%%
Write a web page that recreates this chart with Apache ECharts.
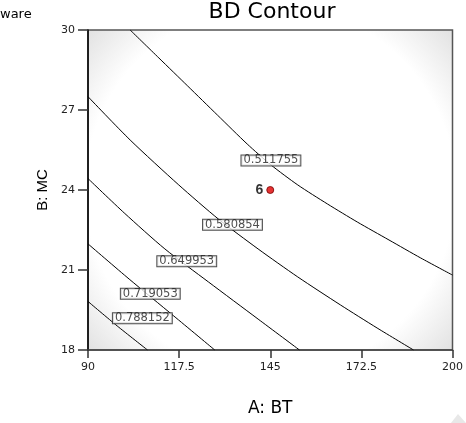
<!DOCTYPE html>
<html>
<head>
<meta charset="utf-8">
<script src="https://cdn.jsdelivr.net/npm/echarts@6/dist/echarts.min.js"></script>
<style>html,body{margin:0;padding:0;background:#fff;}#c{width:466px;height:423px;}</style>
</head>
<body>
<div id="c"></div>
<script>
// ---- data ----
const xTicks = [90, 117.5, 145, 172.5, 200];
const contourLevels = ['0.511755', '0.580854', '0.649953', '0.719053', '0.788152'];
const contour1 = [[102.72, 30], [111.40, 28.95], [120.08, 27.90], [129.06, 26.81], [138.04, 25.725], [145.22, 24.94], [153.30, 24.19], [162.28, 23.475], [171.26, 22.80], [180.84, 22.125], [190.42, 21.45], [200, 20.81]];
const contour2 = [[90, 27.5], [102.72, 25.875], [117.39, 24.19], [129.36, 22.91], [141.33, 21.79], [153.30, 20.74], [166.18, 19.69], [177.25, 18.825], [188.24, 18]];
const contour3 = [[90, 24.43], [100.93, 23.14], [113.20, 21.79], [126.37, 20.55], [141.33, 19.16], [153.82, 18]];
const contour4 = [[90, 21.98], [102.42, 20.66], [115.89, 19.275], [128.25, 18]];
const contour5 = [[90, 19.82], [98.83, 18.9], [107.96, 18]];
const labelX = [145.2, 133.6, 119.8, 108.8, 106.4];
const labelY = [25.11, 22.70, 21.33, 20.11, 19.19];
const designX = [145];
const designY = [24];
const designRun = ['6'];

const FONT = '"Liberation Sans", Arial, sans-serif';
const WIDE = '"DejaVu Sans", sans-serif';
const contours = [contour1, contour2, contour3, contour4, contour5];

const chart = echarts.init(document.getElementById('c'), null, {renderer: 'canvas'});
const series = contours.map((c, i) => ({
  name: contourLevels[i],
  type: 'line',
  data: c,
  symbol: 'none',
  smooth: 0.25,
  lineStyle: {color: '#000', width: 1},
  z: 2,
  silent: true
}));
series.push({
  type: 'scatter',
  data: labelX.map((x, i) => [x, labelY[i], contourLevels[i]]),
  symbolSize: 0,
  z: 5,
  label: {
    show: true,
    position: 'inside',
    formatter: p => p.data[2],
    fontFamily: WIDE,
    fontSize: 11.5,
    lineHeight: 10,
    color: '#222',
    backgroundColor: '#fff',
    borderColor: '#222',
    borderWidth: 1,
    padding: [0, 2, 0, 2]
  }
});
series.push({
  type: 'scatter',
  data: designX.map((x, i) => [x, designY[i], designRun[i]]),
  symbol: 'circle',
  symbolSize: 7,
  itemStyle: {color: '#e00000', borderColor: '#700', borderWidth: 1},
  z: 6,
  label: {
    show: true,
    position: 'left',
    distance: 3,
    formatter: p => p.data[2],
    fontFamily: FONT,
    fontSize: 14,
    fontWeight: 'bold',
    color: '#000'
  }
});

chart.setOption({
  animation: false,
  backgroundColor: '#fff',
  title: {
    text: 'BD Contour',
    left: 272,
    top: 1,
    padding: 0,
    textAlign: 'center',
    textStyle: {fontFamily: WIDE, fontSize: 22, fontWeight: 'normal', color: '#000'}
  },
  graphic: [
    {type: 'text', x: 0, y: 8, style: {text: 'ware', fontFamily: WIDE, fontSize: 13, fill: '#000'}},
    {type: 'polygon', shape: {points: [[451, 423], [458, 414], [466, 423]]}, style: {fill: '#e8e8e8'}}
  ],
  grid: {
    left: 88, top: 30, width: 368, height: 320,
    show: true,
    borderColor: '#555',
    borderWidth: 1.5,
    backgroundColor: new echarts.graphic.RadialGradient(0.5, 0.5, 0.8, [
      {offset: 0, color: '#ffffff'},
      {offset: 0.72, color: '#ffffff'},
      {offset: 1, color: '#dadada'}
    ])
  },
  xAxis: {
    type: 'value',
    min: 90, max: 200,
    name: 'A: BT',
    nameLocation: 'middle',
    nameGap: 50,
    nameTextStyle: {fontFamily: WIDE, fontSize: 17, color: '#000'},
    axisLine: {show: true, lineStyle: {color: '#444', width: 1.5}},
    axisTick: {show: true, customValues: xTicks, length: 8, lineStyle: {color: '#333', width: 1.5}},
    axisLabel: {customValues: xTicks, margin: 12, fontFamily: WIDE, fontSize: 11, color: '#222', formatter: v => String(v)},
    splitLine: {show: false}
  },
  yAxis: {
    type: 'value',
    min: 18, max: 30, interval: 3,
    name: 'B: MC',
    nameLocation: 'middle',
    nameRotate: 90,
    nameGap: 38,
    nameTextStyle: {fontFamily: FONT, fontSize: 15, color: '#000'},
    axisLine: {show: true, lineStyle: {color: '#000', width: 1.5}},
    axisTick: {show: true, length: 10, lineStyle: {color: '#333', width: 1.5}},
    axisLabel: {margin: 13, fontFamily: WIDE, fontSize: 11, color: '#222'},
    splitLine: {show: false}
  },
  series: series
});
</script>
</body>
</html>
%%
● TASK STATEMENT
Copy the material above in full and exactly, skipping pictures.

● FINISHED EXERCISE
Write a web page that recreates this chart with Apache ECharts.
<!DOCTYPE html>
<html>
<head>
<meta charset="utf-8">
<script src="https://cdn.jsdelivr.net/npm/echarts@6/dist/echarts.min.js"></script>
<style>html,body{margin:0;padding:0;background:#fff;}#c{width:466px;height:423px;}</style>
</head>
<body>
<div id="c"></div>
<script>
// ---- data ----
const xTicks = [90, 117.5, 145, 172.5, 200];
const contourLevels = ['0.511755', '0.580854', '0.649953', '0.719053', '0.788152'];
const contour1 = [[102.72, 30], [111.40, 28.95], [120.08, 27.90], [129.06, 26.81], [138.04, 25.725], [145.22, 24.94], [153.30, 24.19], [162.28, 23.475], [171.26, 22.80], [180.84, 22.125], [190.42, 21.45], [200, 20.81]];
const contour2 = [[90, 27.5], [102.72, 25.875], [117.39, 24.19], [129.36, 22.91], [141.33, 21.79], [153.30, 20.74], [166.18, 19.69], [177.25, 18.825], [188.24, 18]];
const contour3 = [[90, 24.43], [100.93, 23.14], [113.20, 21.79], [126.37, 20.55], [141.33, 19.16], [153.82, 18]];
const contour4 = [[90, 21.98], [102.42, 20.66], [115.89, 19.275], [128.25, 18]];
const contour5 = [[90, 19.82], [98.83, 18.9], [107.96, 18]];
const labelX = [145.2, 133.6, 119.8, 108.8, 106.4];
const labelY = [25.11, 22.70, 21.33, 20.11, 19.19];
const designX = [145];
const designY = [24];
const designRun = ['6'];

const FONT = '"Liberation Sans", Arial, sans-serif';
const WIDE = '"DejaVu Sans", sans-serif';
const contours = [contour1, contour2, contour3, contour4, contour5];

const chart = echarts.init(document.getElementById('c'), null, {renderer: 'canvas'});
const series = contours.map((c, i) => ({
  name: contourLevels[i],
  type: 'line',
  data: c,
  symbol: 'none',
  smooth: 0.25,
  lineStyle: {color: '#000', width: 1},
  z: 2,
  silent: true
}));
series.push({
  type: 'scatter',
  data: labelX.map((x, i) => [x, labelY[i], contourLevels[i]]),
  symbolSize: 0,
  z: 5,
  label: {
    show: true,
    position: 'inside',
    formatter: p => p.data[2],
    fontFamily: WIDE,
    fontSize: 11.5,
    lineHeight: 10,
    color: '#222',
    backgroundColor: '#fff',
    borderColor: '#222',
    borderWidth: 1,
    padding: [0, 2, 0, 2]
  }
});
series.push({
  type: 'scatter',
  data: designX.map((x, i) => [x, designY[i], designRun[i]]),
  symbol: 'circle',
  symbolSize: 7,
  itemStyle: {color: '#e00000', borderColor: '#700', borderWidth: 1},
  z: 6,
  label: {
    show: true,
    position: 'left',
    distance: 3,
    formatter: p => p.data[2],
    fontFamily: FONT,
    fontSize: 14,
    fontWeight: 'bold',
    color: '#000'
  }
});

chart.setOption({
  animation: false,
  backgroundColor: '#fff',
  title: {
    text: 'BD Contour',
    left: 272,
    top: 1,
    padding: 0,
    textAlign: 'center',
    textStyle: {fontFamily: WIDE, fontSize: 22, fontWeight: 'normal', color: '#000'}
  },
  graphic: [
    {type: 'text', x: 0, y: 8, style: {text: 'ware', fontFamily: WIDE, fontSize: 13, fill: '#000'}},
    {type: 'polygon', shape: {points: [[451, 423], [458, 414], [466, 423]]}, style: {fill: '#e8e8e8'}}
  ],
  grid: {
    left: 88, top: 30, width: 368, height: 320,
    show: true,
    borderColor: '#555',
    borderWidth: 1.5,
    backgroundColor: new echarts.graphic.RadialGradient(0.5, 0.5, 0.8, [
      {offset: 0, color: '#ffffff'},
      {offset: 0.72, color: '#ffffff'},
      {offset: 1, color: '#dadada'}
    ])
  },
  xAxis: {
    type: 'value',
    min: 90, max: 200,
    name: 'A: BT',
    nameLocation: 'middle',
    nameGap: 50,
    nameTextStyle: {fontFamily: WIDE, fontSize: 17, color: '#000'},
    axisLine: {show: true, lineStyle: {color: '#444', width: 1.5}},
    axisTick: {show: true, customValues: xTicks, length: 8, lineStyle: {color: '#333', width: 1.5}},
    axisLabel: {customValues: xTicks, margin: 12, fontFamily: WIDE, fontSize: 11, color: '#222', formatter: v => String(v)},
    splitLine: {show: false}
  },
  yAxis: {
    type: 'value',
    min: 18, max: 30, interval: 3,
    name: 'B: MC',
    nameLocation: 'middle',
    nameRotate: 90,
    nameGap: 38,
    nameTextStyle: {fontFamily: FONT, fontSize: 15, color: '#000'},
    axisLine: {show: true, lineStyle: {color: '#000', width: 1.5}},
    axisTick: {show: true, length: 10, lineStyle: {color: '#333', width: 1.5}},
    axisLabel: {margin: 13, fontFamily: WIDE, fontSize: 11, color: '#222'},
    splitLine: {show: false}
  },
  series: series
});
</script>
</body>
</html>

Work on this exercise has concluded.